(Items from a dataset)
----

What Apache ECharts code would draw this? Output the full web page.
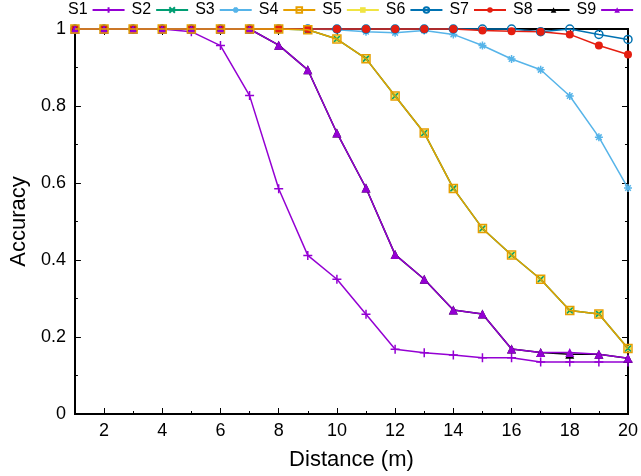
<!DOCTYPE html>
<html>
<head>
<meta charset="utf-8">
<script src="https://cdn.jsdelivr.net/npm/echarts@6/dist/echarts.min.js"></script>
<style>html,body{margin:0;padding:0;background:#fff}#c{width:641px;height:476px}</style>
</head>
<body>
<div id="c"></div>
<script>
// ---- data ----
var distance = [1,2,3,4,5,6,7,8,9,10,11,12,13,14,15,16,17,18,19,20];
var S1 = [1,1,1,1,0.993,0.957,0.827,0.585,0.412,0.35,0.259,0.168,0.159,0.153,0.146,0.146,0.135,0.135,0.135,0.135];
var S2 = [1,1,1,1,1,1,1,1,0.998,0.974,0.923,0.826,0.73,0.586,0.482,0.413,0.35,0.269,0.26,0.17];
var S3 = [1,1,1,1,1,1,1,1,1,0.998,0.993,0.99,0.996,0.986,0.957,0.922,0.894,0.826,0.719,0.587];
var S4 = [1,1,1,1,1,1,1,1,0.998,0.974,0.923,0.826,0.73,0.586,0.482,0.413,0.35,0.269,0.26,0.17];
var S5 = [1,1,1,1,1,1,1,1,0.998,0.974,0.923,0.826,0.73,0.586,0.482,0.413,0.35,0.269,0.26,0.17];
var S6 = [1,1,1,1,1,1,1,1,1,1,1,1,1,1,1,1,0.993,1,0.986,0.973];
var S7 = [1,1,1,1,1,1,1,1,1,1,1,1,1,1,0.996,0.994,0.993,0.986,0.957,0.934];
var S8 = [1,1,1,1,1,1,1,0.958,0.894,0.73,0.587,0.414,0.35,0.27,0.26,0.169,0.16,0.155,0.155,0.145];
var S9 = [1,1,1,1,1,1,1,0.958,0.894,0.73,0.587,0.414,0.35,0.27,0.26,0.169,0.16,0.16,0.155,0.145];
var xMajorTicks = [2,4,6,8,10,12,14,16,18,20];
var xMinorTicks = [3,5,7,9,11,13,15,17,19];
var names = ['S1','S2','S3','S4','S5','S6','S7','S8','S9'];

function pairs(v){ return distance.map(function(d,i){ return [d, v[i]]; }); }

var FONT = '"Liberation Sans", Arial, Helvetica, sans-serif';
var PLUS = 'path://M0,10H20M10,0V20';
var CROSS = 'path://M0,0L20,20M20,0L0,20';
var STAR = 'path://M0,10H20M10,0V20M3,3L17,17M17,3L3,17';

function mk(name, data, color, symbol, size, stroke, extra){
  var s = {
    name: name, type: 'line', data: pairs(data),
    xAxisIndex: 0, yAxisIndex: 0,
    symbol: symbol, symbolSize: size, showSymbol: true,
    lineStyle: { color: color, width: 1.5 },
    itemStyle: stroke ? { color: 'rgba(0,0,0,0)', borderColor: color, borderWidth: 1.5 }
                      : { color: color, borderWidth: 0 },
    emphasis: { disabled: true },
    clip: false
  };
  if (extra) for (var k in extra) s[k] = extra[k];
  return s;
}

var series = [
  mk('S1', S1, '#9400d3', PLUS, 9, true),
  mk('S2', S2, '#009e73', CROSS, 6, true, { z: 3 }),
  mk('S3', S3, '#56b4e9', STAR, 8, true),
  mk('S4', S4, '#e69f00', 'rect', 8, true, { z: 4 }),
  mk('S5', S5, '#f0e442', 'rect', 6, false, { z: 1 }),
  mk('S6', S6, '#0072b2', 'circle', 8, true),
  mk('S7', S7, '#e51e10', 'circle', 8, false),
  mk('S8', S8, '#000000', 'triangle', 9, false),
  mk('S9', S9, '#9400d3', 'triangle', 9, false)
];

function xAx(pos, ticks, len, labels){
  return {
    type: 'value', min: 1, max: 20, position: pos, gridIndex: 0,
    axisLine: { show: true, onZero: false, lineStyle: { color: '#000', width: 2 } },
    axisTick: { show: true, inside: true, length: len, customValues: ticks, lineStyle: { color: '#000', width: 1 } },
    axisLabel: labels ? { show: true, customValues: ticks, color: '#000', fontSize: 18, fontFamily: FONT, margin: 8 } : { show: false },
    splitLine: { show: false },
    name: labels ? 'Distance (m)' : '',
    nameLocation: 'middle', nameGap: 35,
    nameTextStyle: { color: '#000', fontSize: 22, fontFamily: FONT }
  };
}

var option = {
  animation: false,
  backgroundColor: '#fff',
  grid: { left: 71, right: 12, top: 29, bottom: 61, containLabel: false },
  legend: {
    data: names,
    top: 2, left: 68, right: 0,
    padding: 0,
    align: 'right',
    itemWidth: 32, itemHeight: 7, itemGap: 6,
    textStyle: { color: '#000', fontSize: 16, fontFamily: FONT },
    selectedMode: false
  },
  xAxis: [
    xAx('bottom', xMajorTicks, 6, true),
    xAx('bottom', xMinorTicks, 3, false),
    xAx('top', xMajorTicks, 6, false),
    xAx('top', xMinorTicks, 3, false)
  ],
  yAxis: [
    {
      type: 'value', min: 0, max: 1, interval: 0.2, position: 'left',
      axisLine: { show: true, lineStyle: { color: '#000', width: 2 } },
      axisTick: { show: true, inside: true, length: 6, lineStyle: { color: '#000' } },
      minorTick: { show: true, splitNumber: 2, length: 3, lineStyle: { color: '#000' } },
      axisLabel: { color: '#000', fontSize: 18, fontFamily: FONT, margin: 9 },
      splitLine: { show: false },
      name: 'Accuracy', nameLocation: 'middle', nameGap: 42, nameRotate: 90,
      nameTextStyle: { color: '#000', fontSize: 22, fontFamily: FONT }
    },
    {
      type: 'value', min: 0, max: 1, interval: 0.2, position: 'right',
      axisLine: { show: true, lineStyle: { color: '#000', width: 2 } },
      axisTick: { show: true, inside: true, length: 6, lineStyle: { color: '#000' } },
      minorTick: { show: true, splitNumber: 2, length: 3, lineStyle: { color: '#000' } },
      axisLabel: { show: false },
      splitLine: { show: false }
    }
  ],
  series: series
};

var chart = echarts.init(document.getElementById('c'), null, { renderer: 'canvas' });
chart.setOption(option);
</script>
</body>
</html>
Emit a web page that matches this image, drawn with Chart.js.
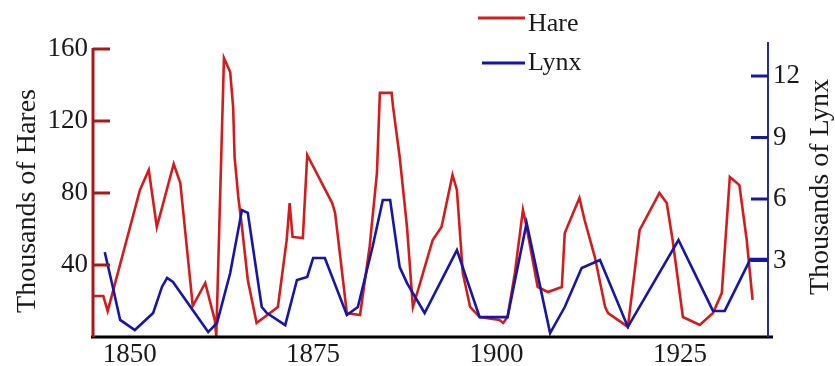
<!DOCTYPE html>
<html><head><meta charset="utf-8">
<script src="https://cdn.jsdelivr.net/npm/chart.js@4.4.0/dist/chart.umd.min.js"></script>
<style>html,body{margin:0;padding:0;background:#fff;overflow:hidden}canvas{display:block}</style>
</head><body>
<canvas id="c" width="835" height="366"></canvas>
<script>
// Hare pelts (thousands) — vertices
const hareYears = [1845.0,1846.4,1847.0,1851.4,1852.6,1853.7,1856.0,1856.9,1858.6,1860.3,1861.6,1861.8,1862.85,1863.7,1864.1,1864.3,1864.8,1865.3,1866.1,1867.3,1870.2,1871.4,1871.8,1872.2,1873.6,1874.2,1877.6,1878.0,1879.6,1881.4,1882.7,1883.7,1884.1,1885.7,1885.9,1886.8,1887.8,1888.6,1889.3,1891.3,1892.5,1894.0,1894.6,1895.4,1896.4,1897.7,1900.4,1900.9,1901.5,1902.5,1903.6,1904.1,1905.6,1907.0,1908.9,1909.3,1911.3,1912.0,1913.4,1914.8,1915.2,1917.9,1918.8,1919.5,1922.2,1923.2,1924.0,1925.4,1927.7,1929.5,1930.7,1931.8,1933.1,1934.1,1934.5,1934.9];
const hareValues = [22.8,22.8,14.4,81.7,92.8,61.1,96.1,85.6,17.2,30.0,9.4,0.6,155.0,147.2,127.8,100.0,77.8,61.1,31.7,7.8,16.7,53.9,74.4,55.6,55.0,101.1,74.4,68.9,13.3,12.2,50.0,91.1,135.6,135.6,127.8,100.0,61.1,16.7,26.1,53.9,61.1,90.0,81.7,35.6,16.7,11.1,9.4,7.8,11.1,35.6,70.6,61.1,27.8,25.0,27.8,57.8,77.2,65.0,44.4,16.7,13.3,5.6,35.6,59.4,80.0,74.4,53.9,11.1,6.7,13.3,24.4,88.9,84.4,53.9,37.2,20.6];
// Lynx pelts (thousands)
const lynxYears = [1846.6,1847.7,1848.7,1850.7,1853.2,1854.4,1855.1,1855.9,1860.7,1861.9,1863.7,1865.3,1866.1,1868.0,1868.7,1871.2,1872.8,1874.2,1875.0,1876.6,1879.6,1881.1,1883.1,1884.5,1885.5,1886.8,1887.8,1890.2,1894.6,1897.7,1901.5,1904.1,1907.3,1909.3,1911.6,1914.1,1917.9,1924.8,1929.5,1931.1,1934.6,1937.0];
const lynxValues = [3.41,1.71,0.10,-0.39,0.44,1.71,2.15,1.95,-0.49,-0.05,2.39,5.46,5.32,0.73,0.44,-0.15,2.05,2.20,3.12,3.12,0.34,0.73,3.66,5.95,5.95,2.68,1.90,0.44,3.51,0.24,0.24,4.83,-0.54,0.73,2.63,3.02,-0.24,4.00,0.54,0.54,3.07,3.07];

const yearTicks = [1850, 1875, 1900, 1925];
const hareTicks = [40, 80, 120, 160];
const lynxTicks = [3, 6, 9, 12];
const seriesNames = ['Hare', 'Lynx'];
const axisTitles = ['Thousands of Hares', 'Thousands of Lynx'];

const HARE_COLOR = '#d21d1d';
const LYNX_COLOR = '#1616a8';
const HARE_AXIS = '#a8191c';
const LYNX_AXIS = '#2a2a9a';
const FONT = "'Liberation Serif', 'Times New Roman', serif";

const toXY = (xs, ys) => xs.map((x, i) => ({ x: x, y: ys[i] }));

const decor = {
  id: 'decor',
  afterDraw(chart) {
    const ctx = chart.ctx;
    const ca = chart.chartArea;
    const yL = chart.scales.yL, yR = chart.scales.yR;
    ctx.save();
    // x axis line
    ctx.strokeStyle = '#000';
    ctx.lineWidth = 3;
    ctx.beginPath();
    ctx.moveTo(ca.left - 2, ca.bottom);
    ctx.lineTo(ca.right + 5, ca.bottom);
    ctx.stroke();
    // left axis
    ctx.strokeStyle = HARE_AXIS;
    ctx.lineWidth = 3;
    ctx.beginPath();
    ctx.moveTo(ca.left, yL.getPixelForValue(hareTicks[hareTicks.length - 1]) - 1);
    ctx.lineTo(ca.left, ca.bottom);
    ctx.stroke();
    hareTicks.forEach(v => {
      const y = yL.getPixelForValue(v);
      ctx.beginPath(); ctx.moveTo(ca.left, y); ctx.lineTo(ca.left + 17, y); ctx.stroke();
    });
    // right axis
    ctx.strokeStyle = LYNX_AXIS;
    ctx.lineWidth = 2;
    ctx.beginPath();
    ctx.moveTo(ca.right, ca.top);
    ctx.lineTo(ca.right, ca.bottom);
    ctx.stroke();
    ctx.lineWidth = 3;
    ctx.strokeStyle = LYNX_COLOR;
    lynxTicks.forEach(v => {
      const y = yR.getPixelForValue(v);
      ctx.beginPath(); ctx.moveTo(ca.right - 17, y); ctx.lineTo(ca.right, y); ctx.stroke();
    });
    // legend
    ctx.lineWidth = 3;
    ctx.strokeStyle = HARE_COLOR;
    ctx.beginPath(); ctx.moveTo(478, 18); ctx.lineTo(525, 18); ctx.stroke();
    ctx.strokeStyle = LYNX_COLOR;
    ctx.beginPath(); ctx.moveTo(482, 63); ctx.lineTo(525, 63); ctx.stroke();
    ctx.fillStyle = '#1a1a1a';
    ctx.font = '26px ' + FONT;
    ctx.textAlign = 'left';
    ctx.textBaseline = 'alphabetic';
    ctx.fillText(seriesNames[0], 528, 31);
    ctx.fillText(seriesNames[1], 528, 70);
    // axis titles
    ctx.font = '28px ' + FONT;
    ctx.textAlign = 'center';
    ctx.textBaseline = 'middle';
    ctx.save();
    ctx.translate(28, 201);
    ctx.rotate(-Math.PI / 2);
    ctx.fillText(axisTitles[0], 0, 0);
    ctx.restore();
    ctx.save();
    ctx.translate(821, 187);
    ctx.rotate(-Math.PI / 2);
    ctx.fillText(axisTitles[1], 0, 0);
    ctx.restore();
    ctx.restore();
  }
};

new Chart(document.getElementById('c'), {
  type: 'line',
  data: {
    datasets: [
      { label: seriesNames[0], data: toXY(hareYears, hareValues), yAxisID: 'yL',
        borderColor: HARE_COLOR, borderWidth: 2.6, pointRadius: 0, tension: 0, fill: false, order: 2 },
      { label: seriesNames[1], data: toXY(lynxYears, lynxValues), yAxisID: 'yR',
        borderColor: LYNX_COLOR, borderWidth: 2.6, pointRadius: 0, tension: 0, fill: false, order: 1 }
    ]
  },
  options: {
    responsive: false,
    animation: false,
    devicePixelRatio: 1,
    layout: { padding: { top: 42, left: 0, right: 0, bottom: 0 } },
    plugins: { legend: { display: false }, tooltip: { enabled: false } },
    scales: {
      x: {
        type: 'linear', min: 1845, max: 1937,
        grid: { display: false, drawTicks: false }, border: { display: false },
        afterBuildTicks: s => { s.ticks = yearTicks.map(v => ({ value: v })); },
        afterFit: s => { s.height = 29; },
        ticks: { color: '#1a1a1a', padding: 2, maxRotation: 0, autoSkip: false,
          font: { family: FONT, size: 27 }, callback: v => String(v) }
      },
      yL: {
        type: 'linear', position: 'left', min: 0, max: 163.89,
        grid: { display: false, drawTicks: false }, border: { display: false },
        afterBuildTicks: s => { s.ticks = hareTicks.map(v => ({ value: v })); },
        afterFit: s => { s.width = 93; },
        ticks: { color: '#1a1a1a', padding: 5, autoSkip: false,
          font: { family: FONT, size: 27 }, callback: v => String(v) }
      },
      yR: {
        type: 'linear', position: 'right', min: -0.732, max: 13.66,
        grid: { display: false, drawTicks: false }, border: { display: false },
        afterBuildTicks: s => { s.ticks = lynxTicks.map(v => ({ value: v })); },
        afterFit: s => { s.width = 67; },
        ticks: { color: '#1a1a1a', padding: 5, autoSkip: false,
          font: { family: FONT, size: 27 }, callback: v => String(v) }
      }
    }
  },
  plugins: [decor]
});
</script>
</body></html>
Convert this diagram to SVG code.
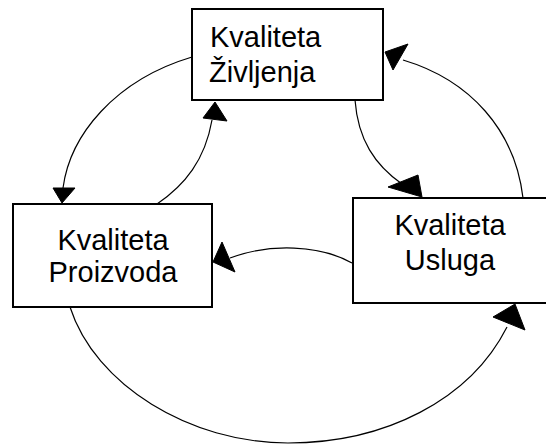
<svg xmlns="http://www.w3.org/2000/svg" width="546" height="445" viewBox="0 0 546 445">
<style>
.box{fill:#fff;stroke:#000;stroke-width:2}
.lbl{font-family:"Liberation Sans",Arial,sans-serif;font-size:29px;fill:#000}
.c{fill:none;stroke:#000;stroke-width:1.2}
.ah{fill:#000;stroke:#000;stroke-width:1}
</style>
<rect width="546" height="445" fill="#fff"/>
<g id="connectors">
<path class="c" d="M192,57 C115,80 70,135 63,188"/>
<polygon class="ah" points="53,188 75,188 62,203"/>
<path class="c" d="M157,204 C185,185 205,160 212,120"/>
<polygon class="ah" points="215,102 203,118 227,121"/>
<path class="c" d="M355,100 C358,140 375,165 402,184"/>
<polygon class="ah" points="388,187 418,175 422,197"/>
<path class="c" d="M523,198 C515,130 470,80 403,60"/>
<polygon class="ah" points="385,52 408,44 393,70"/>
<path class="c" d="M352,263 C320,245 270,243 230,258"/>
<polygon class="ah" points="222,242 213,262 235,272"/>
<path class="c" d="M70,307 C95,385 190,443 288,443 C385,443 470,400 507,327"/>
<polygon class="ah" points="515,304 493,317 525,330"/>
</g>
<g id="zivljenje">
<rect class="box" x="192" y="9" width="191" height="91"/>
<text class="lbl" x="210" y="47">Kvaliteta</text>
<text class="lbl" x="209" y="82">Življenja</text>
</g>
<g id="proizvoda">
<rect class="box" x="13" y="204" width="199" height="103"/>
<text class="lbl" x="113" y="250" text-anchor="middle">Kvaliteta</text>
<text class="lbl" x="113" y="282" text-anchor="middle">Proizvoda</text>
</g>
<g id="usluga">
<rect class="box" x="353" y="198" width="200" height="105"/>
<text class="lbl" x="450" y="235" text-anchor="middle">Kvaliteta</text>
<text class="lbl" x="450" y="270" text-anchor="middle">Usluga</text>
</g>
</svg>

----

Look through the entries and return every line where "this" appears.

What Apache ECharts code would draw this? Output the full web page.
Emit a web page that matches this image, drawn with Chart.js.
Convert this diagram to SVG code.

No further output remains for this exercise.